-- begin INPUT DATA --

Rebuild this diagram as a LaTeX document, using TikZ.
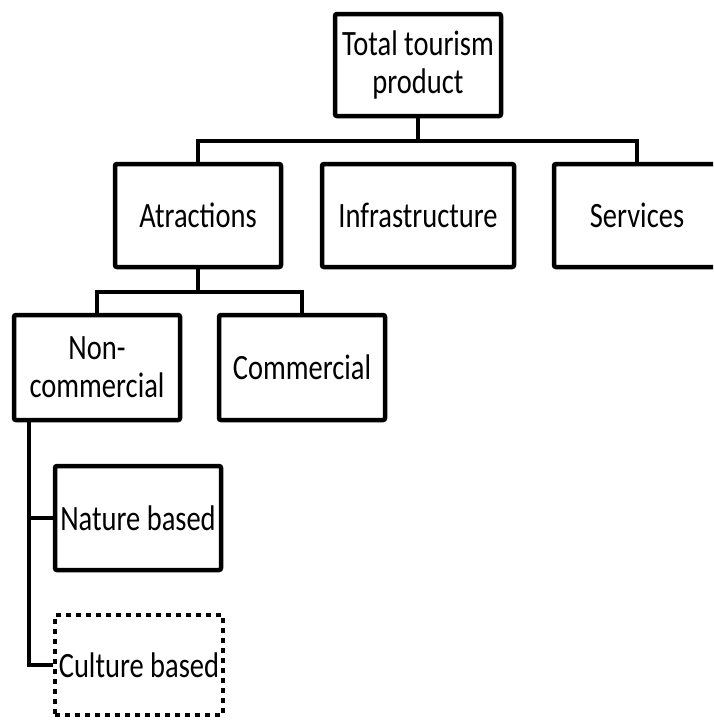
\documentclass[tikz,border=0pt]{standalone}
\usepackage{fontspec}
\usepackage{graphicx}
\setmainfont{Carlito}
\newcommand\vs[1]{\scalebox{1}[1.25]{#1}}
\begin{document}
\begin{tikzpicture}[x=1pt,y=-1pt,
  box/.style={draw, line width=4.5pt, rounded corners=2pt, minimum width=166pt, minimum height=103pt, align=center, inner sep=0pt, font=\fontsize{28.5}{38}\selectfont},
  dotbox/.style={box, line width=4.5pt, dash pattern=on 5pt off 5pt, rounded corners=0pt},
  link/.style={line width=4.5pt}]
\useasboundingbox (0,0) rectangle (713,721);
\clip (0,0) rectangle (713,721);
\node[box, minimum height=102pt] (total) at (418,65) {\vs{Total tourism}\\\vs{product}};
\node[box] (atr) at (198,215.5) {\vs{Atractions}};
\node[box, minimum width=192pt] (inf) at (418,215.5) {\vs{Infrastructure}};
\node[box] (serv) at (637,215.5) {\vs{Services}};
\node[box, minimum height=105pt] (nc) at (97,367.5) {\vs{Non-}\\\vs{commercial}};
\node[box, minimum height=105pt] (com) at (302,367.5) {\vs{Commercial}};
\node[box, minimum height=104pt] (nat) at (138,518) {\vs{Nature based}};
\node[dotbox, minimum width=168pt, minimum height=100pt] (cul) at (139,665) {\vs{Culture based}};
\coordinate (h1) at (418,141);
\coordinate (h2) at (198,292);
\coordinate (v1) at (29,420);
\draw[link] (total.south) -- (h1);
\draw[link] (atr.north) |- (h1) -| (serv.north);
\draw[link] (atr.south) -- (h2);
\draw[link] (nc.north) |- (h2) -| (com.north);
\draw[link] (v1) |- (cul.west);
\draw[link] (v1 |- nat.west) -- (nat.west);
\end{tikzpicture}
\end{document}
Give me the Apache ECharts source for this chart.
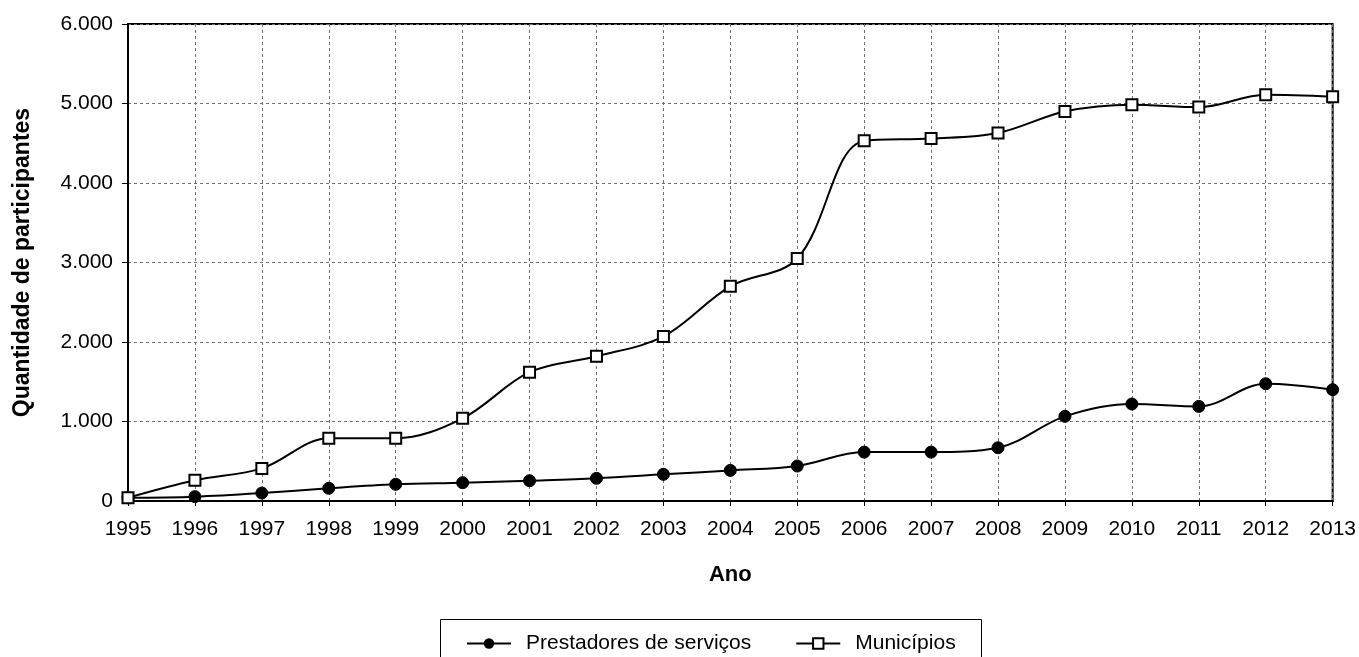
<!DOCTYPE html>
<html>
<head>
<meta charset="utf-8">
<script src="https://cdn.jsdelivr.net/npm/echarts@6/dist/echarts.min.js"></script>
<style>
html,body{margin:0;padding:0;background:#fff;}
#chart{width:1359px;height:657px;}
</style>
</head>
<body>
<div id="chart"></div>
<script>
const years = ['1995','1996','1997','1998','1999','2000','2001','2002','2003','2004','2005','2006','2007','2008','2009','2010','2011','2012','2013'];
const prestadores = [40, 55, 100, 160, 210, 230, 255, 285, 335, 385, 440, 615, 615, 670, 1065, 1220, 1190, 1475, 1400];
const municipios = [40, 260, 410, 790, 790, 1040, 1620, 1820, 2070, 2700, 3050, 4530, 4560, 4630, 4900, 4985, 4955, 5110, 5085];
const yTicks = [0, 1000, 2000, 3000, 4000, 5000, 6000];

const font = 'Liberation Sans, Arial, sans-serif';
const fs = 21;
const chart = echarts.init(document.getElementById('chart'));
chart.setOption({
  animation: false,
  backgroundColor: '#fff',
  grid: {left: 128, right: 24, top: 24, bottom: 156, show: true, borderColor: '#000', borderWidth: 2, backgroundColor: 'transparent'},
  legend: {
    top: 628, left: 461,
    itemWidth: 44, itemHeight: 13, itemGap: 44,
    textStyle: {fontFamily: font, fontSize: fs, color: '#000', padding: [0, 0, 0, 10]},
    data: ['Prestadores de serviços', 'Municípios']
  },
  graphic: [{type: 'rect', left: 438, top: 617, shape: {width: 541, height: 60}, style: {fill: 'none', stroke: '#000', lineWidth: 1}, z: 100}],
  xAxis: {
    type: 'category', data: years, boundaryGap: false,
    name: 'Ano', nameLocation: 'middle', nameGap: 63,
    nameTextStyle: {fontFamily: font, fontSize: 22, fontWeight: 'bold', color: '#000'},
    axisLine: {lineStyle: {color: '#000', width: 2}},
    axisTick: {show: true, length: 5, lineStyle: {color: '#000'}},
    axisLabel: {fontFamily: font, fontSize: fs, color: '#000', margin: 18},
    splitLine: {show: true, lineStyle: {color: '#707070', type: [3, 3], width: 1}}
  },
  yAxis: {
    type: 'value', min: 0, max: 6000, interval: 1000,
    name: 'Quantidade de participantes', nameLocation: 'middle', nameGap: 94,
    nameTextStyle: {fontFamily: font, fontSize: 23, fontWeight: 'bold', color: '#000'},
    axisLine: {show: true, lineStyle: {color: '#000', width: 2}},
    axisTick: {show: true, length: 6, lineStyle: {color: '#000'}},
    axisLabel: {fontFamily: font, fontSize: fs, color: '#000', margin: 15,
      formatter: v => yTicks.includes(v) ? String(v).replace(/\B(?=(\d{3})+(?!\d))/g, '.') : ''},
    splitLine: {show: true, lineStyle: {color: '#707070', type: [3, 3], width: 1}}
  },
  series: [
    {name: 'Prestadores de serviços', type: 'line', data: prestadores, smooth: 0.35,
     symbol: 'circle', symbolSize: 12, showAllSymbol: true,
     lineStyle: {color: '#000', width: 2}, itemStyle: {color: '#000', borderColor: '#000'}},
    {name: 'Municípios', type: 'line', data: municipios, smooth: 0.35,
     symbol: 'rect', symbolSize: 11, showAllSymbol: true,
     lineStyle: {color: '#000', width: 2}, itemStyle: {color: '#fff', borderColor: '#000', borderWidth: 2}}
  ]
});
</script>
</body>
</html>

-- end INPUT DATA --

Copy out all of the material exactly as written, without its pictures.

Rebuild this diagram as a LaTeX document, using TikZ.
\documentclass[tikz,border=0pt]{standalone}
\usepackage{fontspec}
\usepackage{graphicx}
\setmainfont{Carlito}
\newcommand\vs[1]{\scalebox{1}[1.25]{#1}}
\begin{document}
\begin{tikzpicture}[x=1pt,y=-1pt,
  box/.style={draw, line width=4.5pt, rounded corners=2pt, minimum width=166pt, minimum height=103pt, align=center, inner sep=0pt, font=\fontsize{28.5}{38}\selectfont},
  dotbox/.style={box, line width=4.5pt, dash pattern=on 5pt off 5pt, rounded corners=0pt},
  link/.style={line width=4.5pt}]
\useasboundingbox (0,0) rectangle (713,721);
\clip (0,0) rectangle (713,721);
\node[box, minimum height=102pt] (total) at (418,65) {\vs{Total tourism}\\\vs{product}};
\node[box] (atr) at (198,215.5) {\vs{Atractions}};
\node[box, minimum width=192pt] (inf) at (418,215.5) {\vs{Infrastructure}};
\node[box] (serv) at (637,215.5) {\vs{Services}};
\node[box, minimum height=105pt] (nc) at (97,367.5) {\vs{Non-}\\\vs{commercial}};
\node[box, minimum height=105pt] (com) at (302,367.5) {\vs{Commercial}};
\node[box, minimum height=104pt] (nat) at (138,518) {\vs{Nature based}};
\node[dotbox, minimum width=168pt, minimum height=100pt] (cul) at (139,665) {\vs{Culture based}};
\coordinate (h1) at (418,141);
\coordinate (h2) at (198,292);
\coordinate (v1) at (29,420);
\draw[link] (total.south) -- (h1);
\draw[link] (atr.north) |- (h1) -| (serv.north);
\draw[link] (atr.south) -- (h2);
\draw[link] (nc.north) |- (h2) -| (com.north);
\draw[link] (v1) |- (cul.west);
\draw[link] (v1 |- nat.west) -- (nat.west);
\end{tikzpicture}
\end{document}
Give me the Apache ECharts source for this chart.
<!DOCTYPE html>
<html>
<head>
<meta charset="utf-8">
<script src="https://cdn.jsdelivr.net/npm/echarts@6/dist/echarts.min.js"></script>
<style>
html,body{margin:0;padding:0;background:#fff;}
#chart{width:1359px;height:657px;}
</style>
</head>
<body>
<div id="chart"></div>
<script>
const years = ['1995','1996','1997','1998','1999','2000','2001','2002','2003','2004','2005','2006','2007','2008','2009','2010','2011','2012','2013'];
const prestadores = [40, 55, 100, 160, 210, 230, 255, 285, 335, 385, 440, 615, 615, 670, 1065, 1220, 1190, 1475, 1400];
const municipios = [40, 260, 410, 790, 790, 1040, 1620, 1820, 2070, 2700, 3050, 4530, 4560, 4630, 4900, 4985, 4955, 5110, 5085];
const yTicks = [0, 1000, 2000, 3000, 4000, 5000, 6000];

const font = 'Liberation Sans, Arial, sans-serif';
const fs = 21;
const chart = echarts.init(document.getElementById('chart'));
chart.setOption({
  animation: false,
  backgroundColor: '#fff',
  grid: {left: 128, right: 24, top: 24, bottom: 156, show: true, borderColor: '#000', borderWidth: 2, backgroundColor: 'transparent'},
  legend: {
    top: 628, left: 461,
    itemWidth: 44, itemHeight: 13, itemGap: 44,
    textStyle: {fontFamily: font, fontSize: fs, color: '#000', padding: [0, 0, 0, 10]},
    data: ['Prestadores de serviços', 'Municípios']
  },
  graphic: [{type: 'rect', left: 438, top: 617, shape: {width: 541, height: 60}, style: {fill: 'none', stroke: '#000', lineWidth: 1}, z: 100}],
  xAxis: {
    type: 'category', data: years, boundaryGap: false,
    name: 'Ano', nameLocation: 'middle', nameGap: 63,
    nameTextStyle: {fontFamily: font, fontSize: 22, fontWeight: 'bold', color: '#000'},
    axisLine: {lineStyle: {color: '#000', width: 2}},
    axisTick: {show: true, length: 5, lineStyle: {color: '#000'}},
    axisLabel: {fontFamily: font, fontSize: fs, color: '#000', margin: 18},
    splitLine: {show: true, lineStyle: {color: '#707070', type: [3, 3], width: 1}}
  },
  yAxis: {
    type: 'value', min: 0, max: 6000, interval: 1000,
    name: 'Quantidade de participantes', nameLocation: 'middle', nameGap: 94,
    nameTextStyle: {fontFamily: font, fontSize: 23, fontWeight: 'bold', color: '#000'},
    axisLine: {show: true, lineStyle: {color: '#000', width: 2}},
    axisTick: {show: true, length: 6, lineStyle: {color: '#000'}},
    axisLabel: {fontFamily: font, fontSize: fs, color: '#000', margin: 15,
      formatter: v => yTicks.includes(v) ? String(v).replace(/\B(?=(\d{3})+(?!\d))/g, '.') : ''},
    splitLine: {show: true, lineStyle: {color: '#707070', type: [3, 3], width: 1}}
  },
  series: [
    {name: 'Prestadores de serviços', type: 'line', data: prestadores, smooth: 0.35,
     symbol: 'circle', symbolSize: 12, showAllSymbol: true,
     lineStyle: {color: '#000', width: 2}, itemStyle: {color: '#000', borderColor: '#000'}},
    {name: 'Municípios', type: 'line', data: municipios, smooth: 0.35,
     symbol: 'rect', symbolSize: 11, showAllSymbol: true,
     lineStyle: {color: '#000', width: 2}, itemStyle: {color: '#fff', borderColor: '#000', borderWidth: 2}}
  ]
});
</script>
</body>
</html>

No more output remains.